### EXERCISE AIM
Retype the whole listing, please, keeping every line exact and dropping the pictures.

### MATERIAL
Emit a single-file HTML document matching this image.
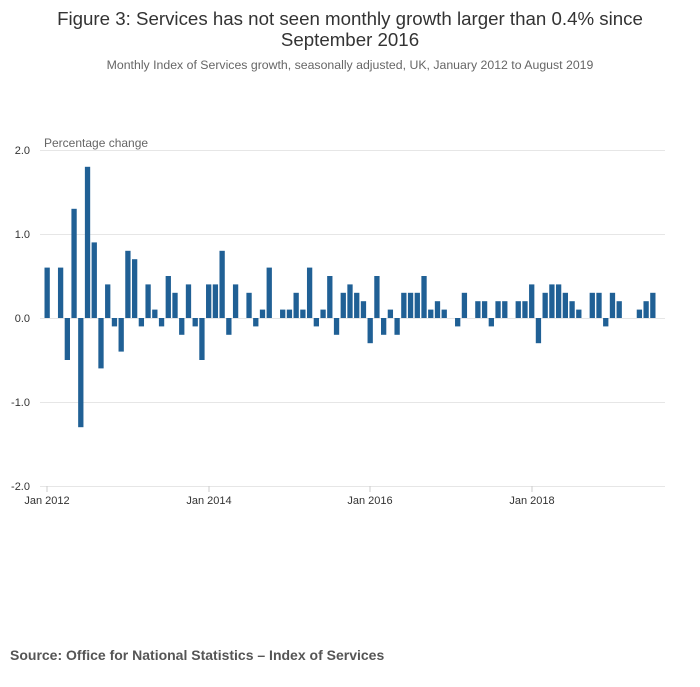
<!DOCTYPE html><html><head><meta charset="utf-8"><style>body{margin:0;background:#fff;font-family:"Liberation Sans",sans-serif}</style></head><body>
<svg width="700" height="682" xmlns="http://www.w3.org/2000/svg" font-family="Liberation Sans, sans-serif">
<text x="350" y="25" text-anchor="middle" font-size="18.7" fill="#333">Figure 3: Services has not seen monthly growth larger than 0.4% since</text>
<text x="350" y="46" text-anchor="middle" font-size="18.7" fill="#333">September 2016</text>
<text x="350" y="69" text-anchor="middle" font-size="12.3" fill="#666">Monthly Index of Services growth, seasonally adjusted, UK, January 2012 to August 2019</text>
<text x="44" y="147" font-size="12" fill="#666">Percentage change</text>
<g stroke="#e6e6e6" stroke-width="1">
<line x1="40" x2="665" y1="150.5" y2="150.5"/><line x1="40" x2="665" y1="234.5" y2="234.5"/><line x1="40" x2="665" y1="318.5" y2="318.5"/><line x1="40" x2="665" y1="402.5" y2="402.5"/><line x1="40" x2="665" y1="486.5" y2="486.5"/>
</g>
<g font-size="11" fill="#333" text-anchor="end">
<text x="30" y="154">2.0</text><text x="30" y="238">1.0</text><text x="30" y="322">0.0</text><text x="30" y="406">-1.0</text><text x="30" y="490">-2.0</text>
</g>
<g stroke="#ccc"><line x1="47" x2="47" y1="486" y2="492"/><line x1="209" x2="209" y1="486" y2="492"/><line x1="370" x2="370" y1="486" y2="492"/><line x1="532" x2="532" y1="486" y2="492"/></g>
<g font-size="11" fill="#333" text-anchor="middle">
<text x="47" y="504">Jan 2012</text><text x="209" y="504">Jan 2014</text><text x="370" y="504">Jan 2016</text><text x="532" y="504">Jan 2018</text>
</g>
<g fill="#206095">
<rect x="44.5" y="267.6" width="5.3" height="50.4"/>
<rect x="57.96" y="267.6" width="5.3" height="50.4"/>
<rect x="64.69" y="318" width="5.3" height="42"/>
<rect x="71.42" y="208.8" width="5.3" height="109.2"/>
<rect x="78.15" y="318" width="5.3" height="109.2"/>
<rect x="84.88" y="166.8" width="5.3" height="151.2"/>
<rect x="91.61" y="242.4" width="5.3" height="75.6"/>
<rect x="98.34" y="318" width="5.3" height="50.4"/>
<rect x="105.07" y="284.4" width="5.3" height="33.6"/>
<rect x="111.8" y="318" width="5.3" height="8.4"/>
<rect x="118.53" y="318" width="5.3" height="33.6"/>
<rect x="125.26" y="250.8" width="5.3" height="67.2"/>
<rect x="131.99" y="259.2" width="5.3" height="58.8"/>
<rect x="138.72" y="318" width="5.3" height="8.4"/>
<rect x="145.45" y="284.4" width="5.3" height="33.6"/>
<rect x="152.18" y="309.6" width="5.3" height="8.4"/>
<rect x="158.91" y="318" width="5.3" height="8.4"/>
<rect x="165.64" y="276" width="5.3" height="42"/>
<rect x="172.37" y="292.8" width="5.3" height="25.2"/>
<rect x="179.1" y="318" width="5.3" height="16.8"/>
<rect x="185.83" y="284.4" width="5.3" height="33.6"/>
<rect x="192.56" y="318" width="5.3" height="8.4"/>
<rect x="199.29" y="318" width="5.3" height="42"/>
<rect x="206.02" y="284.4" width="5.3" height="33.6"/>
<rect x="212.75" y="284.4" width="5.3" height="33.6"/>
<rect x="219.48" y="250.8" width="5.3" height="67.2"/>
<rect x="226.21" y="318" width="5.3" height="16.8"/>
<rect x="232.94" y="284.4" width="5.3" height="33.6"/>
<rect x="246.4" y="292.8" width="5.3" height="25.2"/>
<rect x="253.13" y="318" width="5.3" height="8.4"/>
<rect x="259.86" y="309.6" width="5.3" height="8.4"/>
<rect x="266.59" y="267.6" width="5.3" height="50.4"/>
<rect x="280.05" y="309.6" width="5.3" height="8.4"/>
<rect x="286.78" y="309.6" width="5.3" height="8.4"/>
<rect x="293.51" y="292.8" width="5.3" height="25.2"/>
<rect x="300.24" y="309.6" width="5.3" height="8.4"/>
<rect x="306.97" y="267.6" width="5.3" height="50.4"/>
<rect x="313.7" y="318" width="5.3" height="8.4"/>
<rect x="320.43" y="309.6" width="5.3" height="8.4"/>
<rect x="327.16" y="276" width="5.3" height="42"/>
<rect x="333.89" y="318" width="5.3" height="16.8"/>
<rect x="340.62" y="292.8" width="5.3" height="25.2"/>
<rect x="347.35" y="284.4" width="5.3" height="33.6"/>
<rect x="354.08" y="292.8" width="5.3" height="25.2"/>
<rect x="360.81" y="301.2" width="5.3" height="16.8"/>
<rect x="367.54" y="318" width="5.3" height="25.2"/>
<rect x="374.27" y="276" width="5.3" height="42"/>
<rect x="381" y="318" width="5.3" height="16.8"/>
<rect x="387.73" y="309.6" width="5.3" height="8.4"/>
<rect x="394.46" y="318" width="5.3" height="16.8"/>
<rect x="401.19" y="292.8" width="5.3" height="25.2"/>
<rect x="407.92" y="292.8" width="5.3" height="25.2"/>
<rect x="414.65" y="292.8" width="5.3" height="25.2"/>
<rect x="421.38" y="276" width="5.3" height="42"/>
<rect x="428.11" y="309.6" width="5.3" height="8.4"/>
<rect x="434.84" y="301.2" width="5.3" height="16.8"/>
<rect x="441.57" y="309.6" width="5.3" height="8.4"/>
<rect x="455.03" y="318" width="5.3" height="8.4"/>
<rect x="461.76" y="292.8" width="5.3" height="25.2"/>
<rect x="475.22" y="301.2" width="5.3" height="16.8"/>
<rect x="481.95" y="301.2" width="5.3" height="16.8"/>
<rect x="488.68" y="318" width="5.3" height="8.4"/>
<rect x="495.41" y="301.2" width="5.3" height="16.8"/>
<rect x="502.14" y="301.2" width="5.3" height="16.8"/>
<rect x="515.6" y="301.2" width="5.3" height="16.8"/>
<rect x="522.33" y="301.2" width="5.3" height="16.8"/>
<rect x="529.06" y="284.4" width="5.3" height="33.6"/>
<rect x="535.79" y="318" width="5.3" height="25.2"/>
<rect x="542.52" y="292.8" width="5.3" height="25.2"/>
<rect x="549.25" y="284.4" width="5.3" height="33.6"/>
<rect x="555.98" y="284.4" width="5.3" height="33.6"/>
<rect x="562.71" y="292.8" width="5.3" height="25.2"/>
<rect x="569.44" y="301.2" width="5.3" height="16.8"/>
<rect x="576.17" y="309.6" width="5.3" height="8.4"/>
<rect x="589.63" y="292.8" width="5.3" height="25.2"/>
<rect x="596.36" y="292.8" width="5.3" height="25.2"/>
<rect x="603.09" y="318" width="5.3" height="8.4"/>
<rect x="609.82" y="292.8" width="5.3" height="25.2"/>
<rect x="616.55" y="301.2" width="5.3" height="16.8"/>
<rect x="636.74" y="309.6" width="5.3" height="8.4"/>
<rect x="643.47" y="301.2" width="5.3" height="16.8"/>
<rect x="650.2" y="292.8" width="5.3" height="25.2"/>
</g>
<text x="10" y="660" font-size="14" font-weight="bold" fill="#555">Source: Office for National Statistics – Index of Services</text>
</svg></body></html>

### ANSWER TO THE TASK
Emit a single-file HTML document matching this image.
<!DOCTYPE html><html><head><meta charset="utf-8"><style>body{margin:0;background:#fff;font-family:"Liberation Sans",sans-serif}</style></head><body>
<svg width="700" height="682" xmlns="http://www.w3.org/2000/svg" font-family="Liberation Sans, sans-serif">
<text x="350" y="25" text-anchor="middle" font-size="18.7" fill="#333">Figure 3: Services has not seen monthly growth larger than 0.4% since</text>
<text x="350" y="46" text-anchor="middle" font-size="18.7" fill="#333">September 2016</text>
<text x="350" y="69" text-anchor="middle" font-size="12.3" fill="#666">Monthly Index of Services growth, seasonally adjusted, UK, January 2012 to August 2019</text>
<text x="44" y="147" font-size="12" fill="#666">Percentage change</text>
<g stroke="#e6e6e6" stroke-width="1">
<line x1="40" x2="665" y1="150.5" y2="150.5"/><line x1="40" x2="665" y1="234.5" y2="234.5"/><line x1="40" x2="665" y1="318.5" y2="318.5"/><line x1="40" x2="665" y1="402.5" y2="402.5"/><line x1="40" x2="665" y1="486.5" y2="486.5"/>
</g>
<g font-size="11" fill="#333" text-anchor="end">
<text x="30" y="154">2.0</text><text x="30" y="238">1.0</text><text x="30" y="322">0.0</text><text x="30" y="406">-1.0</text><text x="30" y="490">-2.0</text>
</g>
<g stroke="#ccc"><line x1="47" x2="47" y1="486" y2="492"/><line x1="209" x2="209" y1="486" y2="492"/><line x1="370" x2="370" y1="486" y2="492"/><line x1="532" x2="532" y1="486" y2="492"/></g>
<g font-size="11" fill="#333" text-anchor="middle">
<text x="47" y="504">Jan 2012</text><text x="209" y="504">Jan 2014</text><text x="370" y="504">Jan 2016</text><text x="532" y="504">Jan 2018</text>
</g>
<g fill="#206095">
<rect x="44.5" y="267.6" width="5.3" height="50.4"/>
<rect x="57.96" y="267.6" width="5.3" height="50.4"/>
<rect x="64.69" y="318" width="5.3" height="42"/>
<rect x="71.42" y="208.8" width="5.3" height="109.2"/>
<rect x="78.15" y="318" width="5.3" height="109.2"/>
<rect x="84.88" y="166.8" width="5.3" height="151.2"/>
<rect x="91.61" y="242.4" width="5.3" height="75.6"/>
<rect x="98.34" y="318" width="5.3" height="50.4"/>
<rect x="105.07" y="284.4" width="5.3" height="33.6"/>
<rect x="111.8" y="318" width="5.3" height="8.4"/>
<rect x="118.53" y="318" width="5.3" height="33.6"/>
<rect x="125.26" y="250.8" width="5.3" height="67.2"/>
<rect x="131.99" y="259.2" width="5.3" height="58.8"/>
<rect x="138.72" y="318" width="5.3" height="8.4"/>
<rect x="145.45" y="284.4" width="5.3" height="33.6"/>
<rect x="152.18" y="309.6" width="5.3" height="8.4"/>
<rect x="158.91" y="318" width="5.3" height="8.4"/>
<rect x="165.64" y="276" width="5.3" height="42"/>
<rect x="172.37" y="292.8" width="5.3" height="25.2"/>
<rect x="179.1" y="318" width="5.3" height="16.8"/>
<rect x="185.83" y="284.4" width="5.3" height="33.6"/>
<rect x="192.56" y="318" width="5.3" height="8.4"/>
<rect x="199.29" y="318" width="5.3" height="42"/>
<rect x="206.02" y="284.4" width="5.3" height="33.6"/>
<rect x="212.75" y="284.4" width="5.3" height="33.6"/>
<rect x="219.48" y="250.8" width="5.3" height="67.2"/>
<rect x="226.21" y="318" width="5.3" height="16.8"/>
<rect x="232.94" y="284.4" width="5.3" height="33.6"/>
<rect x="246.4" y="292.8" width="5.3" height="25.2"/>
<rect x="253.13" y="318" width="5.3" height="8.4"/>
<rect x="259.86" y="309.6" width="5.3" height="8.4"/>
<rect x="266.59" y="267.6" width="5.3" height="50.4"/>
<rect x="280.05" y="309.6" width="5.3" height="8.4"/>
<rect x="286.78" y="309.6" width="5.3" height="8.4"/>
<rect x="293.51" y="292.8" width="5.3" height="25.2"/>
<rect x="300.24" y="309.6" width="5.3" height="8.4"/>
<rect x="306.97" y="267.6" width="5.3" height="50.4"/>
<rect x="313.7" y="318" width="5.3" height="8.4"/>
<rect x="320.43" y="309.6" width="5.3" height="8.4"/>
<rect x="327.16" y="276" width="5.3" height="42"/>
<rect x="333.89" y="318" width="5.3" height="16.8"/>
<rect x="340.62" y="292.8" width="5.3" height="25.2"/>
<rect x="347.35" y="284.4" width="5.3" height="33.6"/>
<rect x="354.08" y="292.8" width="5.3" height="25.2"/>
<rect x="360.81" y="301.2" width="5.3" height="16.8"/>
<rect x="367.54" y="318" width="5.3" height="25.2"/>
<rect x="374.27" y="276" width="5.3" height="42"/>
<rect x="381" y="318" width="5.3" height="16.8"/>
<rect x="387.73" y="309.6" width="5.3" height="8.4"/>
<rect x="394.46" y="318" width="5.3" height="16.8"/>
<rect x="401.19" y="292.8" width="5.3" height="25.2"/>
<rect x="407.92" y="292.8" width="5.3" height="25.2"/>
<rect x="414.65" y="292.8" width="5.3" height="25.2"/>
<rect x="421.38" y="276" width="5.3" height="42"/>
<rect x="428.11" y="309.6" width="5.3" height="8.4"/>
<rect x="434.84" y="301.2" width="5.3" height="16.8"/>
<rect x="441.57" y="309.6" width="5.3" height="8.4"/>
<rect x="455.03" y="318" width="5.3" height="8.4"/>
<rect x="461.76" y="292.8" width="5.3" height="25.2"/>
<rect x="475.22" y="301.2" width="5.3" height="16.8"/>
<rect x="481.95" y="301.2" width="5.3" height="16.8"/>
<rect x="488.68" y="318" width="5.3" height="8.4"/>
<rect x="495.41" y="301.2" width="5.3" height="16.8"/>
<rect x="502.14" y="301.2" width="5.3" height="16.8"/>
<rect x="515.6" y="301.2" width="5.3" height="16.8"/>
<rect x="522.33" y="301.2" width="5.3" height="16.8"/>
<rect x="529.06" y="284.4" width="5.3" height="33.6"/>
<rect x="535.79" y="318" width="5.3" height="25.2"/>
<rect x="542.52" y="292.8" width="5.3" height="25.2"/>
<rect x="549.25" y="284.4" width="5.3" height="33.6"/>
<rect x="555.98" y="284.4" width="5.3" height="33.6"/>
<rect x="562.71" y="292.8" width="5.3" height="25.2"/>
<rect x="569.44" y="301.2" width="5.3" height="16.8"/>
<rect x="576.17" y="309.6" width="5.3" height="8.4"/>
<rect x="589.63" y="292.8" width="5.3" height="25.2"/>
<rect x="596.36" y="292.8" width="5.3" height="25.2"/>
<rect x="603.09" y="318" width="5.3" height="8.4"/>
<rect x="609.82" y="292.8" width="5.3" height="25.2"/>
<rect x="616.55" y="301.2" width="5.3" height="16.8"/>
<rect x="636.74" y="309.6" width="5.3" height="8.4"/>
<rect x="643.47" y="301.2" width="5.3" height="16.8"/>
<rect x="650.2" y="292.8" width="5.3" height="25.2"/>
</g>
<text x="10" y="660" font-size="14" font-weight="bold" fill="#555">Source: Office for National Statistics – Index of Services</text>
</svg></body></html>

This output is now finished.